§ **Supplied information**:
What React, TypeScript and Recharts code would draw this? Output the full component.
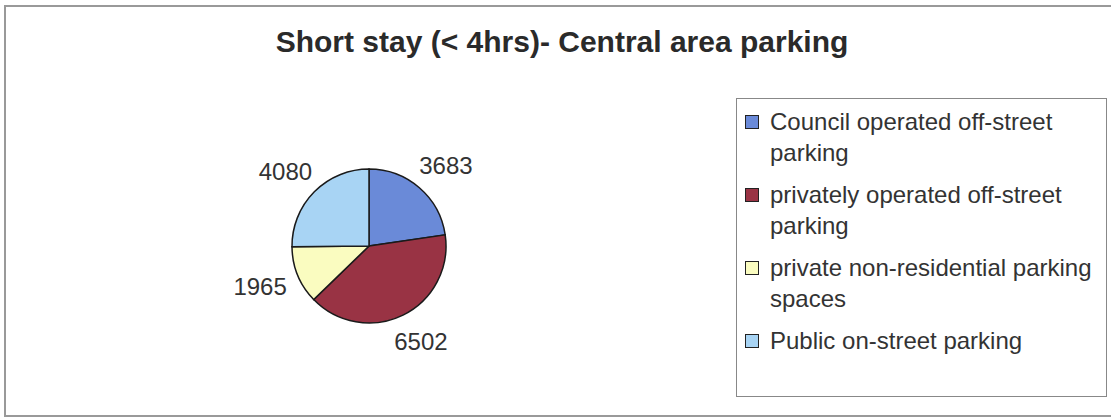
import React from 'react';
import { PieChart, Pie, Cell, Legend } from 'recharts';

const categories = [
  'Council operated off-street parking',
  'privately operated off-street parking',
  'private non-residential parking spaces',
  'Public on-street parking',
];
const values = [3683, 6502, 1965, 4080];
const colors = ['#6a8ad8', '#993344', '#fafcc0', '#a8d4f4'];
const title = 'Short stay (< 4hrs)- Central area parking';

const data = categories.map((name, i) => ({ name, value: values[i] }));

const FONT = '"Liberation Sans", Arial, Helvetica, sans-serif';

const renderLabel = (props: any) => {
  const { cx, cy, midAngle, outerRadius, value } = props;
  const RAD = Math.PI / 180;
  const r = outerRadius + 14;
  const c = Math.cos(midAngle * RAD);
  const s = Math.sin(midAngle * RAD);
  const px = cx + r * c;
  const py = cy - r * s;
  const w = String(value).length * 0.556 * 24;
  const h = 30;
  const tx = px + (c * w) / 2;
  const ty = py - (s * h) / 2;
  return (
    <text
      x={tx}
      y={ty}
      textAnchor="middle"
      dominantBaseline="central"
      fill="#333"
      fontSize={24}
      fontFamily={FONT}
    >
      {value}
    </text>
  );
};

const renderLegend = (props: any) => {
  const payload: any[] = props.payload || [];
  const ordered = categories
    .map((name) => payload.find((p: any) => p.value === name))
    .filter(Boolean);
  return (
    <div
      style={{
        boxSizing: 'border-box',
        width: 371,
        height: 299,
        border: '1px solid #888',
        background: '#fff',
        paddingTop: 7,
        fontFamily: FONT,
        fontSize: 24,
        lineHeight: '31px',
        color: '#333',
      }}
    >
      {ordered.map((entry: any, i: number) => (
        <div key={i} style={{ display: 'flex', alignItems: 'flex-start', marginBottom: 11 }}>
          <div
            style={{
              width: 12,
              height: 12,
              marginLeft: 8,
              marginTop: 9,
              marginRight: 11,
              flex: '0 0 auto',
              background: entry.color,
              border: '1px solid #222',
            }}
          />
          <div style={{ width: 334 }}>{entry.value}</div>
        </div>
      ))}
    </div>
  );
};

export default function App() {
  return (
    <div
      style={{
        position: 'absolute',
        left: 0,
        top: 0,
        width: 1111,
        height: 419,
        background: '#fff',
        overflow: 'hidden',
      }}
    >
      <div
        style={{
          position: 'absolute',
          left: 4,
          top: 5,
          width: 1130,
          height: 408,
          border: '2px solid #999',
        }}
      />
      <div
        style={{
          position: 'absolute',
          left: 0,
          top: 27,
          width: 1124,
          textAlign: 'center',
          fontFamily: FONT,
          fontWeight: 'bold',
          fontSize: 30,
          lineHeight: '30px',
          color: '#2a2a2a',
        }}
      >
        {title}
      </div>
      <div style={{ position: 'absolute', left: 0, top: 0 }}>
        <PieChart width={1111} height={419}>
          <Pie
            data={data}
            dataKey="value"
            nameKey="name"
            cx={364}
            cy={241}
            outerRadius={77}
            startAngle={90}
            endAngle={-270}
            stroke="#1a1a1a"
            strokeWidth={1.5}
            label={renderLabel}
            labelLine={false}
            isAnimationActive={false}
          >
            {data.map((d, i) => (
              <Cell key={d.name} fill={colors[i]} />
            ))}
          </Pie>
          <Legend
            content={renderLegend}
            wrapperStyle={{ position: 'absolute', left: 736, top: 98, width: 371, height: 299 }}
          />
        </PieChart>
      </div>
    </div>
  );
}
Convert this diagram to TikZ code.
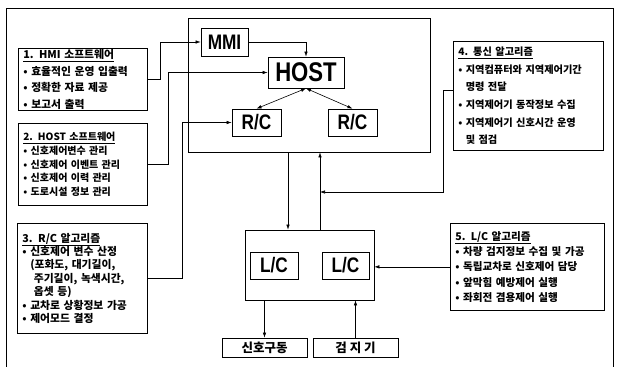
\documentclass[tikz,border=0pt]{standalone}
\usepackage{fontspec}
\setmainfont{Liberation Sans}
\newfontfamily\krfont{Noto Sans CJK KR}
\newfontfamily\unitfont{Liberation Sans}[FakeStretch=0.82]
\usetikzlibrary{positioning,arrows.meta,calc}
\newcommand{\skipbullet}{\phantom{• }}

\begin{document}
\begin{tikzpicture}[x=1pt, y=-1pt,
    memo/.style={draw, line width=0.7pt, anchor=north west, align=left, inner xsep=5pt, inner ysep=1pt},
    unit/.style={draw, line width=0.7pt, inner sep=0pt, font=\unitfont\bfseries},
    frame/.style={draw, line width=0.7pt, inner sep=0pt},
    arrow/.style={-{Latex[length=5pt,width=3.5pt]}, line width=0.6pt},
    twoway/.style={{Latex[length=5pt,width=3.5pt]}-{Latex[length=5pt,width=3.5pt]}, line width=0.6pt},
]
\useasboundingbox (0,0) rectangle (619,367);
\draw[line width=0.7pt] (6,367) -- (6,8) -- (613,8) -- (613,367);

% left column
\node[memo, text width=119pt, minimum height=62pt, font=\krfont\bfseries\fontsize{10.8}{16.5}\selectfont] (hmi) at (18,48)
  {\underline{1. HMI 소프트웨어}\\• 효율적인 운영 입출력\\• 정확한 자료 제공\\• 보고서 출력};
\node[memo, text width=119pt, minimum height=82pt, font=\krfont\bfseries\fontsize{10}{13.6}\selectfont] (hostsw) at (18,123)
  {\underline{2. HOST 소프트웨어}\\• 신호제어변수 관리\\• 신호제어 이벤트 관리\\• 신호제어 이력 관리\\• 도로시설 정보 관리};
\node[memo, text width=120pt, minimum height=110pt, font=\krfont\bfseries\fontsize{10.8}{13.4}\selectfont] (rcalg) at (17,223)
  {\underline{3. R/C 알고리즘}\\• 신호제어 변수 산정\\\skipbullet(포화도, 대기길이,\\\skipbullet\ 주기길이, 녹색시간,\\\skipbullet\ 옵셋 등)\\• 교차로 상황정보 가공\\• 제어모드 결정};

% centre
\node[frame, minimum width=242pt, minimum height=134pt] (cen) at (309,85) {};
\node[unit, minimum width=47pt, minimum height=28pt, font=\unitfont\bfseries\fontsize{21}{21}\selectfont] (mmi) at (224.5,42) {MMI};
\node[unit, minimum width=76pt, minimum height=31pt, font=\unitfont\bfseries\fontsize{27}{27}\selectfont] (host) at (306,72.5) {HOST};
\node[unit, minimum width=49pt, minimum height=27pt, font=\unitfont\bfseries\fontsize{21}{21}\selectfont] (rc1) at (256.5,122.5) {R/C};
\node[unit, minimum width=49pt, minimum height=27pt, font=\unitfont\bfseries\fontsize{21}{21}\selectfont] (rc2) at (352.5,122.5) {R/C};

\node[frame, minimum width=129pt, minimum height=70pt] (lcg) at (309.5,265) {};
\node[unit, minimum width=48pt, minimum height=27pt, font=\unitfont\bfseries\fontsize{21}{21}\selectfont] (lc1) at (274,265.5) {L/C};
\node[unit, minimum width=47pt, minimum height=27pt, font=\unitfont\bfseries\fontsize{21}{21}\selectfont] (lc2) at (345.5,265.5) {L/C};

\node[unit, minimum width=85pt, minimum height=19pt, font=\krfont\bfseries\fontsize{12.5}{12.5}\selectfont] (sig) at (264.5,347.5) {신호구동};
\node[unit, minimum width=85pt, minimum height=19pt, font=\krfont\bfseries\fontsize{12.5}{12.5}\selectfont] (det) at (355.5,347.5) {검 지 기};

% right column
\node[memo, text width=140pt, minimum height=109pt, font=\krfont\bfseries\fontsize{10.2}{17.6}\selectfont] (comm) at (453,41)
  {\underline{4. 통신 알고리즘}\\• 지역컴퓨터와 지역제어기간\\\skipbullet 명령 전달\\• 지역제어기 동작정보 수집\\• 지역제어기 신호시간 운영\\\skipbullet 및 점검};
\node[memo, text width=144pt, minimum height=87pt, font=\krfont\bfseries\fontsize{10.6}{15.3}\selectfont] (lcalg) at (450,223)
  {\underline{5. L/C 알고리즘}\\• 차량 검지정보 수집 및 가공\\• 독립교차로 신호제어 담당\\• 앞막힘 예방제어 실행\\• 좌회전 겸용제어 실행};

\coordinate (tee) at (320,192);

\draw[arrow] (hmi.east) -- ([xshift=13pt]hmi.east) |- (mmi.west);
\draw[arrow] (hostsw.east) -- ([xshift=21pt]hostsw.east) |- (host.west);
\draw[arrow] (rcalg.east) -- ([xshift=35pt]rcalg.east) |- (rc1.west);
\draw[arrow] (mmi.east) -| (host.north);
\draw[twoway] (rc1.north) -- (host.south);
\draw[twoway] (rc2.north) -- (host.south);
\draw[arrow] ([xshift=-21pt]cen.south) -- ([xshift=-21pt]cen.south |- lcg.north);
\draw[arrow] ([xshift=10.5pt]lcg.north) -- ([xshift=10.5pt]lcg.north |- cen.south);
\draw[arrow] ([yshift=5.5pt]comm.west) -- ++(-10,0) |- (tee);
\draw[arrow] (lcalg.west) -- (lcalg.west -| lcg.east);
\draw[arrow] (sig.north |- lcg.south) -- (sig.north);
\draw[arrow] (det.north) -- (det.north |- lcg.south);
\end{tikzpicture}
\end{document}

§ **Exercise**:
Go through the listing above and return every line where the word "code" occurs.

§ **Exercise answer**:
What React, TypeScript and Recharts code would draw this? Output the full component.
Convert this diagram to TikZ code.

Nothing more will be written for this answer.